Enjoy free art, music, food and refreshments at “Chamber Music @ AEIVA,” a free gallery viewing, reception and concert Thursday, March 10, at the University of Alabama at Birmingham.
The UAB College of Arts and Sciences’ Department of Music and the Abroms-Engel Institute for the Visual Arts have partnered with the Birmingham Art Music Alliance to present the event, which connects chamber music with the art on exhibit, “Enrique Martínez Celaya: Small Paintings 1974-2015.”
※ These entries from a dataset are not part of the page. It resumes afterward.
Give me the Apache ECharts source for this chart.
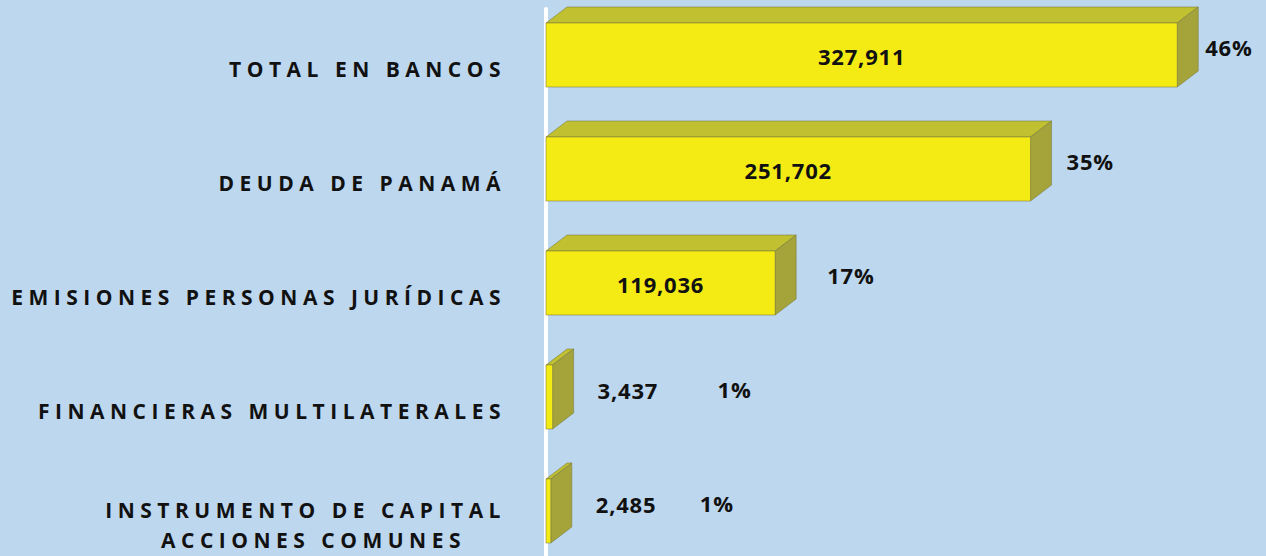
<!DOCTYPE html>
<html>
<head>
    <meta charset="utf-8">
    <title>Cartera</title>
    <script src="https://cdn.jsdelivr.net/npm/echarts@6/dist/echarts.min.js"></script>
    <style type="text/css">
        html, body { margin: 0; padding: 0; background: #BDD7EE; }
        #main { width: 1266px; height: 556px; }
        /* category labels are spaced out like the original */
        #main text[style*="21px"] { letter-spacing: 5.5px; }
        #main text[style*="22px"] { letter-spacing: 0.8px; }
    </style>
</head>
<body>
<div id="main"></div>
<script type="text/javascript">
    // data
    var categories = ['TOTAL EN BANCOS', 'DEUDA DE PANAMÁ', 'EMISIONES PERSONAS JURÍDICAS',
        'FINANCIERAS MULTILATERALES', 'INSTRUMENTO DE CAPITAL\nACCIONES COMUNES'];
    var values = [327911, 251702, 119036, 3437, 2485];
    var shares = ['46%', '35%', '17%', '1%', '1%'];

    // label gaps (px) after the bar's side face, per bar
    var shareGap = [7, 15, 31, 144, 128];

    var FRONT = '#F5EB14', TOP = '#C0C030', SIDE = '#A4A43A', EDGE = 'rgba(120,120,60,0.55)';
    var DX = 21, DY = 16, BAR_H = 64;
    var valueFont = 'bold 22px "Open Sans"';
    var labelStyle = {fontSize: 21, fontWeight: 'bold', fontFamily: 'Open Sans', color: '#111', lineHeight: 30};

    var chart = echarts.init(document.getElementById('main'), null, {renderer: 'svg'});

    function renderBar(params, api) {
        var i = api.value(1);
        var base = api.coord([0, i]);
        var end = api.coord([api.value(0), i]);
        var x0 = base[0], x1 = end[0];
        var yc = base[1] - 14;
        var top = yc - BAR_H / 2, bot = yc + BAR_H / 2;
        var sideEnd = x1 + DX;
        var wide = (x1 - x0) > 150;
        var valText = api.value(0).toLocaleString('en-US');
        return {
            type: 'group',
            children: [
                {type: 'polygon', shape: {points: [[x0, top], [x0 + DX, top - DY], [x1 + DX, top - DY], [x1, top]]},
                    style: {fill: TOP, stroke: EDGE, lineWidth: 1}},
                {type: 'polygon', shape: {points: [[x1, top], [x1 + DX, top - DY], [x1 + DX, bot - DY], [x1, bot]]},
                    style: {fill: SIDE, stroke: EDGE, lineWidth: 1}},
                {type: 'rect', shape: {x: x0, y: top, width: x1 - x0, height: BAR_H},
                    style: {fill: FRONT, stroke: EDGE, lineWidth: 1}},
                {type: 'text', x: wide ? (x0 + x1) / 2 : sideEnd + 24, y: wide ? yc + 1 : yc - 7,
                    style: {text: valText, font: valueFont, fill: '#111', align: wide ? 'center' : 'left', verticalAlign: 'middle'}},
                {type: 'text', x: sideEnd + shareGap[i], y: yc - 8,
                    style: {text: shares[i], font: valueFont, fill: '#111', align: 'left', verticalAlign: 'middle'}}
            ]
        };
    }

    chart.setOption({
        backgroundColor: '#BDD7EE',
        animation: false,
        grid: [
            {left: 546, top: 69, width: 693, height: 456},
            {left: 546, top: 9, width: 693, bottom: 0}
        ],
        xAxis: [
            {type: 'value', min: 0, max: 360000, show: false, gridIndex: 0},
            {type: 'value', min: 0, max: 360000, show: false, gridIndex: 1}
        ],
        yAxis: [{
            type: 'category',
            gridIndex: 0,
            inverse: true,
            boundaryGap: false,
            data: categories,
            offset: 16,
            axisLine: {show: false},
            axisTick: {show: false},
            splitLine: {show: false},
            axisLabel: Object.assign({
                margin: 24,
                formatter: function (v) {
                    if (v.indexOf('\n') < 0) return v;
                    var parts = v.split('\n');
                    return '{a|' + parts[0] + '}\n{b|' + parts[1] + '}';
                },
                rich: {
                    a: labelStyle,
                    b: Object.assign({padding: [0, 40, 0, 0]}, labelStyle)
                }
            }, labelStyle)
        }, {
            // the white vertical line of the chart
            type: 'value',
            gridIndex: 1,
            offset: 16,
            axisLine: {show: true, lineStyle: {color: '#FFFFFF', width: 4}},
            axisTick: {show: false},
            axisLabel: {show: false},
            splitLine: {show: false}
        }],
        series: [{
            type: 'custom',
            xAxisIndex: 0,
            yAxisIndex: 0,
            renderItem: renderBar,
            encode: {x: 0, y: 1},
            data: values.map(function (v, i) { return [v, i]; })
        }]
    });
</script>
</body>
</html>
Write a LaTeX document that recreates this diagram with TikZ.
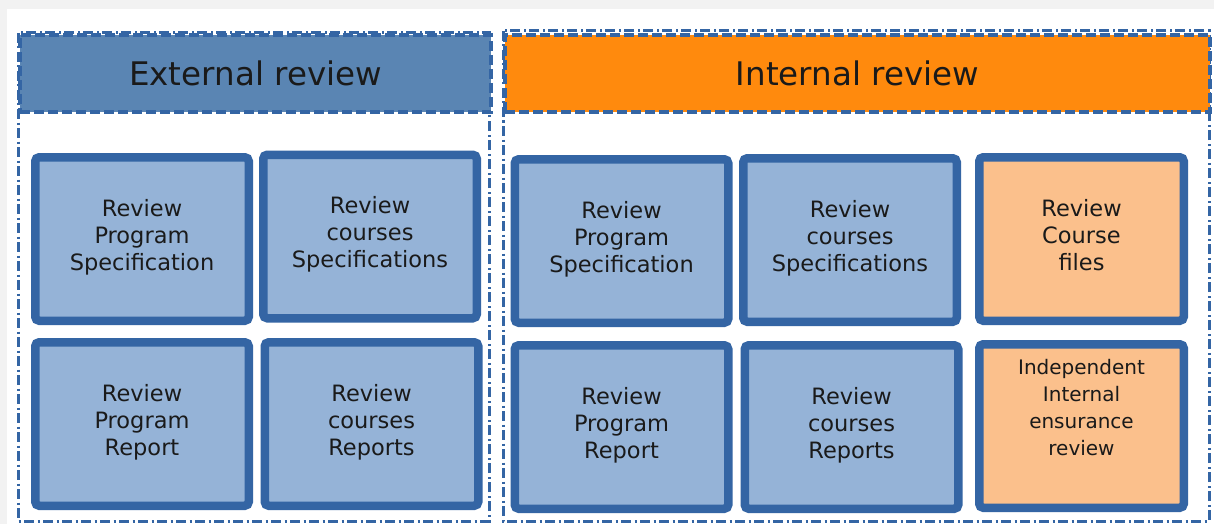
\documentclass[tikz,border=0pt]{standalone}
\usepackage{fontspec}
\setmainfont{DejaVu Sans}
\definecolor{pagegrey}{HTML}{F2F2F2}
\definecolor{lineblue}{HTML}{3465A4}
\definecolor{headblue}{HTML}{5A85B3}
\definecolor{boxblue}{HTML}{95B3D7}
\definecolor{headorange}{HTML}{FF8A0D}
\definecolor{boxorange}{HTML}{FBC08C}
\definecolor{textdark}{HTML}{1A1A1A}
\newcommand{\boxlines}[2][1pt]{\raisebox{#1}[\height][\depth]{\begin{tabular}{@{}c@{}}#2\end{tabular}}}
\tikzset{
  groupframe/.style={draw=lineblue, line width=3pt, dash pattern=on 10pt off 3.5pt on 2pt off 3.5pt},
  headbox/.style={draw=lineblue, line width=4pt, dash pattern=on 10pt off 4pt, text=textdark,
    font=\fontsize{32.5}{38}\selectfont, inner sep=0pt},
  itembox/.style={draw=lineblue, line width=8.5pt, rounded corners=4pt, fill=boxblue,
    minimum width=213.5pt, minimum height=163.5pt, inner sep=0pt, align=center, text=textdark,
    font=\fontsize{22.5}{27}\selectfont},
  orangebox/.style={itembox, fill=boxorange, minimum width=204.5pt}
}
\begin{document}
\begin{tikzpicture}[x=1pt,y=-1pt]
\useasboundingbox (0,0) rectangle (1214,524);
\fill[pagegrey] (0,0) rectangle (1214,524);
\fill[white] (7,9) rectangle (1214,524);
% group frames
\draw[groupframe] (18,33) rectangle (489,521);
\draw[groupframe] (503,31) rectangle (1209,521);
% headers
\node[headbox, fill=headblue, minimum width=471pt, minimum height=77pt, anchor=north west] (exthead) at (18,33) {External review};
\node[headbox, fill=headorange, minimum width=705pt, minimum height=77pt, anchor=north west] (inthead) at (503,33) {Internal review};
% external boxes
\node[itembox] (e1) at (142,239) {\boxlines{Review\\Program\\Specification}};
\node[itembox] (e2) at (370,236.5) {\boxlines{Review\\courses\\Specifications}};
\node[itembox] (e3) at (142,424) {\boxlines{Review\\Program\\Report}};
\node[itembox] (e4) at (371.5,424) {\boxlines{Review\\courses\\Reports}};
% internal boxes
\node[itembox] (i1) at (621.5,241) {\boxlines{Review\\Program\\Specification}};
\node[itembox] (i2) at (850,240) {\boxlines{Review\\courses\\Specifications}};
\node[orangebox] (i3) at (1081.5,239) {\boxlines{Review\\Course\\files}};
\node[itembox] (i4) at (621.5,427) {\boxlines{Review\\Program\\Report}};
\node[itembox] (i5) at (851.5,427) {\boxlines{Review\\courses\\Reports}};
\node[orangebox, font=\fontsize{20}{27}\selectfont] (i6) at (1081.5,426) {\boxlines[16pt]{Independent\\Internal\\ensurance\\review}};
\end{tikzpicture}
\end{document}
“Chamber Music @ AEIVA” will offer gallery viewing and a reception at 5 p.m., followed by a 30-minute concert at 5:30 p.m., at UAB’s AEIVA, 1221 10th Ave. South. The event is free and open to the public.
The concert will feature UAB Music faculty and Alabama Symphony Orchestra members performing seven world-premiere compositions written by regional composers. On the program for the evening are works by Holland Hopson, Kenneth Kuhn, Adriana Perera, Matthew Scott Phillips, Tom Reiner, Lawren Brianna Ware and Ron Wray.
Performers include Chris Steele, piano; Hillary Tidman, flute; Laura Usiskin, cello; Brad Whitfield, clarinet; and Pei-Ju Wu, violin.
“Enrique Martínez Celaya: Small Paintings 1974-2015” is on exhibition through March 19. Curated by AEIVA Director Lisa Tamiris Becker, the exhibition surveys the works of one of the most enigmatic artists of our time, through a focus on his intimately scaled paintings. The exhibition features more than 45 small paintings, tracing both chronological developments and many of the artist’s long-abiding themes, while also revealing his evolving approach to composition and technique over four decades. In addition to the two galleries of small paintings, the exhibition also features a gallery of five large-scale paintings, providing further insight into his profound body of work and offering additional context to understanding the significance of these small works.
The exhibition reveals many of the artist’s major poetic and painterly concerns through the intimacy of the small-painting format, including his engagement with topics such as memory, loss, exile, coming-of-age, birth, love, longing, the temporal, the horizon, nature and ambiguity, alchemical transformations, and the discovery of guides amid an often paradoxical and uncertain reality, Tamiris Becker says. Martínez Celaya’s work is also concerned with questions of ethics, authenticity and reflections on human failure as well as human accomplishment, with his work seeking to function as a method and means of identifying and breaking through illusory realities amid the enigmatic circumstances he and, by extension, his audience might be facing.